Integration issue sparks controversy

ISLAMABAD, May 12: An academic discussion on nation building at the International Islamic University (IIU) here on Friday got mired in the causes of disintegration of Pakistan but ended in agreement that democracy was must for building a nation.

In his keynote address, IIU professor Dr Nazrul Islam of Bangladesh pointed out that many new states in Asia and Africa were facing problems in national integration but said the problems should be viewed as political development, nor political breakdown.

Even an integrated country like Britain had to deal with demands for greater autonomy from its Scot and Welsh populations, he said.

National integration was a slow process. Factors involved in the process - like national identity, the gap between the elite and the masses and the influence that the western educated class exerted on its social, political and economic institutions - did not necessarily move in one direction, the professor said.

It was his enunciation of the causes of disintegration of Pakistan however that ignited a controversy.

Pakistan, he said, provided a striking example of a new state that appeared to have achieved a high degree of national integration on the basis of religion and by focusing political attention on an external factor, India.

Yet, the country disintegrated because the 1956 constitution was not allowed to work, alienating the Bengali majority. And the military takeovers of 1958 and 1969 swept away all possibilities of reconciliation and integration, he argued.

“Today, Pakistan’s success or failure is directly dependent on her ability to respond to people’s rule since problems of democracy demand political solutions on universally tested touchstones,” said Dr Nazrul Islam.

However, Masud Mufti, Prof Shariful Mujahid and Sarfaraz Khan Qureshi among the discussants took issue with his views.

They held that while there were elements of truth in Dr Nazrul Islam’s discourse it “fell short of objectivity”.
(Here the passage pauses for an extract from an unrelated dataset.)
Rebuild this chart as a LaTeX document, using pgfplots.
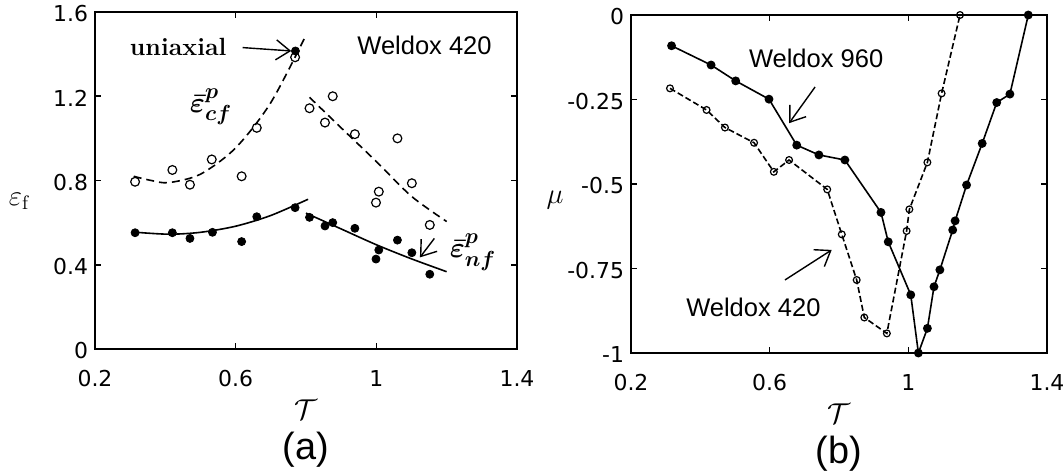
\documentclass[border=0pt]{standalone}
\usepackage{fontspec}
\usepackage{pgfplots}
\pgfplotsset{compat=1.18}
\usetikzlibrary{arrows.meta}
\newfontfamily\arial{Liberation Sans}
\newfontfamily\tickfont{DejaVu Sans}

\pgfplotsset{
 panel/.style={scale only axis, clip=false, anchor=south west,
   axis line style={line width=1bp}, tick align=inside, major tick length=3bp,
   tick style={line width=0.8bp, black},
   xmin=0.2, xmax=1.4, xtick={0.2,0.6,1,1.4}, xticklabels={0.2,0.6,1,1.4},
   ticklabel style={font=\tickfont\fontsize{11}{12}\selectfont},
   xticklabel style={yshift=-7bp},
   yticklabel style={yshift=-1bp}},
}
\tikzset{annarrow/.style={line width=0.7bp, -{Straight Barb[length=7bp,width=10bp,line width=0.7bp]}}}

\begin{document}
\begin{tikzpicture}
\path[use as bounding box] (0bp,0bp) rectangle (532bp,236.5bp);

% ---------------- panel (a) ----------------
\begin{axis}[panel, at={(47.5bp,62bp)}, width=211bp, height=168.5bp,
  ymin=0, ymax=1.6, ytick={0,0.4,0.8,1.2,1.6}, yticklabels={0,0.4,0.8,1.2,1.6}]
% fits
\addplot[black, line width=0.8bp, dash pattern=on 4bp off 2.5bp, smooth, tension=0.5] coordinates {
 (0.31,0.82) (0.36,0.80) (0.41,0.79) (0.5,0.83) (0.6,0.955) (0.7,1.17) (0.8,1.49)};
\addplot[black, line width=0.8bp, dash pattern=on 4bp off 2.5bp, smooth, tension=0.5] coordinates {
 (0.81,1.195) (0.9,1.05) (1.0,0.89) (1.1,0.725) (1.2,0.605)};
\addplot[black, line width=0.8bp, smooth, tension=0.5] coordinates {
 (0.31,0.555) (0.41,0.545) (0.5,0.554) (0.6,0.583) (0.7,0.634) (0.806,0.711)};
\addplot[black, line width=0.8bp, smooth, tension=0.5] coordinates {
 (0.8,0.645) (0.9,0.57) (1.0,0.495) (1.1,0.428) (1.2,0.367)};
% open circles (eps_cf)
\addplot[black, only marks, mark=o, mark size=2.2bp, mark options={line width=0.6bp}] coordinates {
 (0.314,0.794) (0.42,0.85) (0.47,0.78) (0.532,0.90) (0.617,0.82) (0.66,1.05)
 (0.769,1.385) (0.81,1.143) (0.854,1.075) (0.876,1.20) (0.939,1.02) (1.06,1.00)
 (1.101,0.787) (1.007,0.747) (0.999,0.695) (1.152,0.589)};
% uniaxial
\addplot[black, only marks, mark=*, mark size=2bp] coordinates {(0.77,1.415)};
% filled circles (eps_nf)
\addplot[black, only marks, mark=*, mark size=2bp] coordinates {
 (0.314,0.552) (0.42,0.552) (0.47,0.525) (0.534,0.554) (0.617,0.51) (0.66,0.628)
 (0.769,0.671) (0.81,0.625) (0.854,0.584) (0.876,0.60) (0.939,0.573) (1.06,0.517)
 (1.007,0.47) (0.999,0.427) (1.101,0.457) (1.152,0.355)};
% annotations
\node[anchor=east, font=\bfseries\fontsize{12.5}{14}\selectfont, inner sep=0pt] at (axis cs:0.575,1.435) {uniaxial};
\draw[annarrow] (axis cs:0.62,1.431) -- (axis cs:0.758,1.415);
\node[font=\arial\fontsize{12.8}{14}\selectfont] at (axis cs:1.137,1.443) {Weldox 420};
\node[font=\boldmath\fontsize{15}{17}\selectfont] at (axis cs:0.53,1.15) {$\bar{\varepsilon}^{p}_{cf}$};
\node[font=\boldmath\fontsize{15}{17}\selectfont] at (axis cs:1.275,0.46) {$\bar{\varepsilon}^{p}_{nf}$};
\draw[annarrow] (axis cs:1.165,0.525) -- (axis cs:1.124,0.435);
\node[font=\fontsize{14}{16}\selectfont] at ([yshift=-30.5bp]rel axis cs:0.5,0) {$\mathcal{T}$};
\node[font=\fontsize{14}{16}\selectfont] at ([xshift=-38bp,yshift=74bp]rel axis cs:0,0) {$\varepsilon_{\mathrm{f}}$};
\node[font=\arial\fontsize{19}{21}\selectfont] at ([yshift=-50.5bp]rel axis cs:0.5,0) {(a)};
\end{axis}

% ---------------- panel (b) ----------------
\begin{axis}[panel, at={(315.5bp,60bp)}, width=208bp, height=169bp,
  ymin=-1, ymax=0, ytick={-1,-0.75,-0.5,-0.25,0}, yticklabels={-1,-0.75,-0.5,-0.25,0}]
% Weldox 960
\addplot[black, line width=0.8bp, mark=*, mark size=1.8bp] coordinates {
 (0.317,-0.091) (0.431,-0.148) (0.502,-0.195) (0.598,-0.249) (0.678,-0.385)
 (0.742,-0.414) (0.817,-0.429) (0.921,-0.584) (0.942,-0.671) (1.007,-0.828)
 (1.029,-1.0) (1.055,-0.927) (1.074,-0.804) (1.091,-0.754) (1.128,-0.636)
 (1.135,-0.609) (1.168,-0.503) (1.213,-0.380) (1.255,-0.259) (1.293,-0.234) (1.346,0)};
% Weldox 420
\addplot[black, line width=0.8bp, dash pattern=on 3bp off 1.5bp, mark=o, mark size=1.7bp,
  mark options={solid, line width=0.6bp}] coordinates {
 (0.3125,-0.217) (0.418,-0.281) (0.471,-0.333) (0.555,-0.378) (0.612,-0.464)
 (0.656,-0.429) (0.766,-0.516) (0.808,-0.649) (0.851,-0.784) (0.873,-0.895)
 (0.938,-0.942) (0.995,-0.639) (1.003,-0.575) (1.055,-0.436) (1.096,-0.232) (1.149,0)};
\node[font=\arial\fontsize{12.8}{14}\selectfont] at (axis cs:0.734,-0.127) {Weldox 960};
\draw[annarrow] (axis cs:0.731,-0.213) -- (axis cs:0.656,-0.320);
\node[font=\arial\fontsize{12.8}{14}\selectfont] at (axis cs:0.553,-0.864) {Weldox 420};
\draw[annarrow] (axis cs:0.644,-0.784) -- (axis cs:0.779,-0.695);
\node[font=\fontsize{14}{16}\selectfont] at ([yshift=-30.5bp]rel axis cs:0.5,0) {$\mathcal{T}$};
\node[font=\fontsize{14}{16}\selectfont] at ([xshift=-38bp,yshift=76.5bp]rel axis cs:0,0) {$\mu$};
\node[font=\arial\fontsize{19}{21}\selectfont] at ([yshift=-50.5bp]rel axis cs:0.5,0) {(b)};
\end{axis}
\end{tikzpicture}
\end{document}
Federal Minister Mahmud Ali refused to consider Dr Nazrul Islam a “foreigner” because, he said, Pakistan was broken “by Indian designs in a foreign conspiracy to harm the Islamic heritage of a number of Muslim countries”.

It was the duty of historians and intellectuals “to dig out the truth of (Pakistan’s) disintegration”, he said.

Pakistan and Bangladesh are one nation under two different governments, according to Federal Minister Mahmud Ali.

Masud Mufti, a retired bureaucrat, agreed that Pakistan had been a playground of undemocratic forces since 1947 but blamed the disintegration of 1971 on India.